RECORDED INFORMATION:
[Start]

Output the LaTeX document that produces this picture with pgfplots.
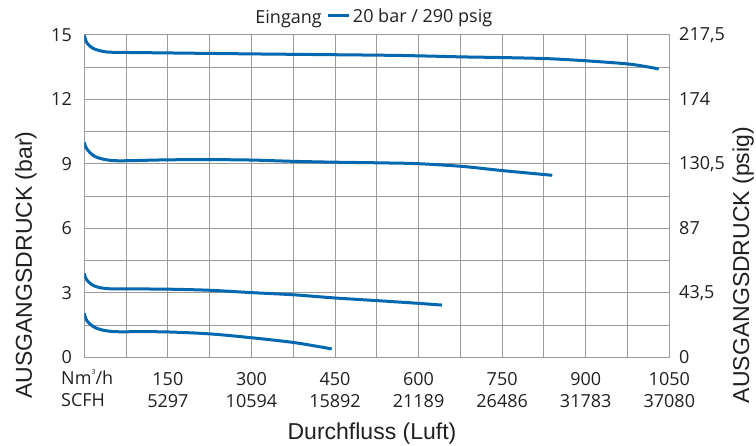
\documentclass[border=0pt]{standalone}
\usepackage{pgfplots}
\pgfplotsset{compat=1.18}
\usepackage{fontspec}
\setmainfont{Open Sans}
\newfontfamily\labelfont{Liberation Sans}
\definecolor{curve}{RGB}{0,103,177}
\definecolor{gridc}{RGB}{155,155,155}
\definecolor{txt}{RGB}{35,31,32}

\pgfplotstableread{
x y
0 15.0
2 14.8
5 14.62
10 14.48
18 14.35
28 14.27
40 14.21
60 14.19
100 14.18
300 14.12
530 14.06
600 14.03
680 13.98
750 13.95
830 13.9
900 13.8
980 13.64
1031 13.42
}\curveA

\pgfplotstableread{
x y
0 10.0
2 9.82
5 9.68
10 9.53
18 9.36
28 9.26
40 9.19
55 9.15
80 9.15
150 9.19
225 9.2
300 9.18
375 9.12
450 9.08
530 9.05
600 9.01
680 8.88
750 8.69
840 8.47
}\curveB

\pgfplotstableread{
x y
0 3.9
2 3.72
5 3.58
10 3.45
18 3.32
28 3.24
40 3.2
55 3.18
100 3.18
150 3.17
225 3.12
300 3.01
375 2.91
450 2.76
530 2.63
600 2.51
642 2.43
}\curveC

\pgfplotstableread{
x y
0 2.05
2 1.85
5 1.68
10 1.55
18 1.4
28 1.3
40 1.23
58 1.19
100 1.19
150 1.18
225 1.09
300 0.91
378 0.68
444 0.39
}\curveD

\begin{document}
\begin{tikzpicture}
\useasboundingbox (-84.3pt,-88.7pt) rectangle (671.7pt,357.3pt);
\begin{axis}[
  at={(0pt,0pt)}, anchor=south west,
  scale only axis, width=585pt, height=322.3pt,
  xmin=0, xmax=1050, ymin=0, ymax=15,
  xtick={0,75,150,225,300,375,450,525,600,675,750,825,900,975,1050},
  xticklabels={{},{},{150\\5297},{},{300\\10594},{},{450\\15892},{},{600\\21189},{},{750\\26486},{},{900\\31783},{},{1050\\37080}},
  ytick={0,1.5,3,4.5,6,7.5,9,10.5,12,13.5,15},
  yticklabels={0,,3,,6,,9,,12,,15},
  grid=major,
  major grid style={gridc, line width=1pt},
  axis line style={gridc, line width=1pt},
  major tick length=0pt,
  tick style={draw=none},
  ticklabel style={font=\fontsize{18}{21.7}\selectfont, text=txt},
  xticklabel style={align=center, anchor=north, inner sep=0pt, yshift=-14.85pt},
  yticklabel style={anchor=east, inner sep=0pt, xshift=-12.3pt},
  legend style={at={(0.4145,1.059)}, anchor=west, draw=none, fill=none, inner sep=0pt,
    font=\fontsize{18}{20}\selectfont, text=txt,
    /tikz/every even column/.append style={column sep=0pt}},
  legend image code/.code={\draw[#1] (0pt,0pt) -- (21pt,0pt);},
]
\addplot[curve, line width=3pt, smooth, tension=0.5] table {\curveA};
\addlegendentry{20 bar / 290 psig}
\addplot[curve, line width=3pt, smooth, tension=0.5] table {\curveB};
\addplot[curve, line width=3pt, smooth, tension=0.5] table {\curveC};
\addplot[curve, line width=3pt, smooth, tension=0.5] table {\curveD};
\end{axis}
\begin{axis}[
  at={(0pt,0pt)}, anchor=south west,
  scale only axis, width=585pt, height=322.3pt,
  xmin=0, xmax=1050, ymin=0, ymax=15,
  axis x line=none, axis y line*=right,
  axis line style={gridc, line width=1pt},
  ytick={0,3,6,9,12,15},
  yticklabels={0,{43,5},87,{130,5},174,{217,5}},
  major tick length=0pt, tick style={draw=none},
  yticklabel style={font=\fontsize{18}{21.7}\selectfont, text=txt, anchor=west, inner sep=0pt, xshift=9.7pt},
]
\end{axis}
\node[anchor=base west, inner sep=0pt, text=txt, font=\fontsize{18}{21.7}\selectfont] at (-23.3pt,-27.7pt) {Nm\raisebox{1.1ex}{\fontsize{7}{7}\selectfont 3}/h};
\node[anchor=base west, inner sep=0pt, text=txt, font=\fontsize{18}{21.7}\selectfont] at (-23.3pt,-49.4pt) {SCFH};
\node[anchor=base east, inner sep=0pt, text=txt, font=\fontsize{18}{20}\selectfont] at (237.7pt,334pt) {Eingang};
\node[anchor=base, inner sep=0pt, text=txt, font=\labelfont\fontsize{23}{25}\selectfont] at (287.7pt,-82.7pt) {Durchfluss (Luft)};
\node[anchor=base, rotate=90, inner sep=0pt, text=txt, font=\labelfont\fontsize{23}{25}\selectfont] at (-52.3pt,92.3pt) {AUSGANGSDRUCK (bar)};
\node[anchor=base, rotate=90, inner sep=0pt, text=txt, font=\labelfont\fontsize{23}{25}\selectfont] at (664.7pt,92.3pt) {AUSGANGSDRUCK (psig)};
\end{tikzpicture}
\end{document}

[End]

PROBLEM STATEMENT: Repeat the listing in full and exactly. Do not include any images.

IN RESPONSE:
Output the LaTeX document that produces this picture with pgfplots.
\documentclass[border=0pt]{standalone}
\usepackage{pgfplots}
\pgfplotsset{compat=1.18}
\usepackage{fontspec}
\setmainfont{Open Sans}
\newfontfamily\labelfont{Liberation Sans}
\definecolor{curve}{RGB}{0,103,177}
\definecolor{gridc}{RGB}{155,155,155}
\definecolor{txt}{RGB}{35,31,32}

\pgfplotstableread{
x y
0 15.0
2 14.8
5 14.62
10 14.48
18 14.35
28 14.27
40 14.21
60 14.19
100 14.18
300 14.12
530 14.06
600 14.03
680 13.98
750 13.95
830 13.9
900 13.8
980 13.64
1031 13.42
}\curveA

\pgfplotstableread{
x y
0 10.0
2 9.82
5 9.68
10 9.53
18 9.36
28 9.26
40 9.19
55 9.15
80 9.15
150 9.19
225 9.2
300 9.18
375 9.12
450 9.08
530 9.05
600 9.01
680 8.88
750 8.69
840 8.47
}\curveB

\pgfplotstableread{
x y
0 3.9
2 3.72
5 3.58
10 3.45
18 3.32
28 3.24
40 3.2
55 3.18
100 3.18
150 3.17
225 3.12
300 3.01
375 2.91
450 2.76
530 2.63
600 2.51
642 2.43
}\curveC

\pgfplotstableread{
x y
0 2.05
2 1.85
5 1.68
10 1.55
18 1.4
28 1.3
40 1.23
58 1.19
100 1.19
150 1.18
225 1.09
300 0.91
378 0.68
444 0.39
}\curveD

\begin{document}
\begin{tikzpicture}
\useasboundingbox (-84.3pt,-88.7pt) rectangle (671.7pt,357.3pt);
\begin{axis}[
  at={(0pt,0pt)}, anchor=south west,
  scale only axis, width=585pt, height=322.3pt,
  xmin=0, xmax=1050, ymin=0, ymax=15,
  xtick={0,75,150,225,300,375,450,525,600,675,750,825,900,975,1050},
  xticklabels={{},{},{150\\5297},{},{300\\10594},{},{450\\15892},{},{600\\21189},{},{750\\26486},{},{900\\31783},{},{1050\\37080}},
  ytick={0,1.5,3,4.5,6,7.5,9,10.5,12,13.5,15},
  yticklabels={0,,3,,6,,9,,12,,15},
  grid=major,
  major grid style={gridc, line width=1pt},
  axis line style={gridc, line width=1pt},
  major tick length=0pt,
  tick style={draw=none},
  ticklabel style={font=\fontsize{18}{21.7}\selectfont, text=txt},
  xticklabel style={align=center, anchor=north, inner sep=0pt, yshift=-14.85pt},
  yticklabel style={anchor=east, inner sep=0pt, xshift=-12.3pt},
  legend style={at={(0.4145,1.059)}, anchor=west, draw=none, fill=none, inner sep=0pt,
    font=\fontsize{18}{20}\selectfont, text=txt,
    /tikz/every even column/.append style={column sep=0pt}},
  legend image code/.code={\draw[#1] (0pt,0pt) -- (21pt,0pt);},
]
\addplot[curve, line width=3pt, smooth, tension=0.5] table {\curveA};
\addlegendentry{20 bar / 290 psig}
\addplot[curve, line width=3pt, smooth, tension=0.5] table {\curveB};
\addplot[curve, line width=3pt, smooth, tension=0.5] table {\curveC};
\addplot[curve, line width=3pt, smooth, tension=0.5] table {\curveD};
\end{axis}
\begin{axis}[
  at={(0pt,0pt)}, anchor=south west,
  scale only axis, width=585pt, height=322.3pt,
  xmin=0, xmax=1050, ymin=0, ymax=15,
  axis x line=none, axis y line*=right,
  axis line style={gridc, line width=1pt},
  ytick={0,3,6,9,12,15},
  yticklabels={0,{43,5},87,{130,5},174,{217,5}},
  major tick length=0pt, tick style={draw=none},
  yticklabel style={font=\fontsize{18}{21.7}\selectfont, text=txt, anchor=west, inner sep=0pt, xshift=9.7pt},
]
\end{axis}
\node[anchor=base west, inner sep=0pt, text=txt, font=\fontsize{18}{21.7}\selectfont] at (-23.3pt,-27.7pt) {Nm\raisebox{1.1ex}{\fontsize{7}{7}\selectfont 3}/h};
\node[anchor=base west, inner sep=0pt, text=txt, font=\fontsize{18}{21.7}\selectfont] at (-23.3pt,-49.4pt) {SCFH};
\node[anchor=base east, inner sep=0pt, text=txt, font=\fontsize{18}{20}\selectfont] at (237.7pt,334pt) {Eingang};
\node[anchor=base, inner sep=0pt, text=txt, font=\labelfont\fontsize{23}{25}\selectfont] at (287.7pt,-82.7pt) {Durchfluss (Luft)};
\node[anchor=base, rotate=90, inner sep=0pt, text=txt, font=\labelfont\fontsize{23}{25}\selectfont] at (-52.3pt,92.3pt) {AUSGANGSDRUCK (bar)};
\node[anchor=base, rotate=90, inner sep=0pt, text=txt, font=\labelfont\fontsize{23}{25}\selectfont] at (664.7pt,92.3pt) {AUSGANGSDRUCK (psig)};
\end{tikzpicture}
\end{document}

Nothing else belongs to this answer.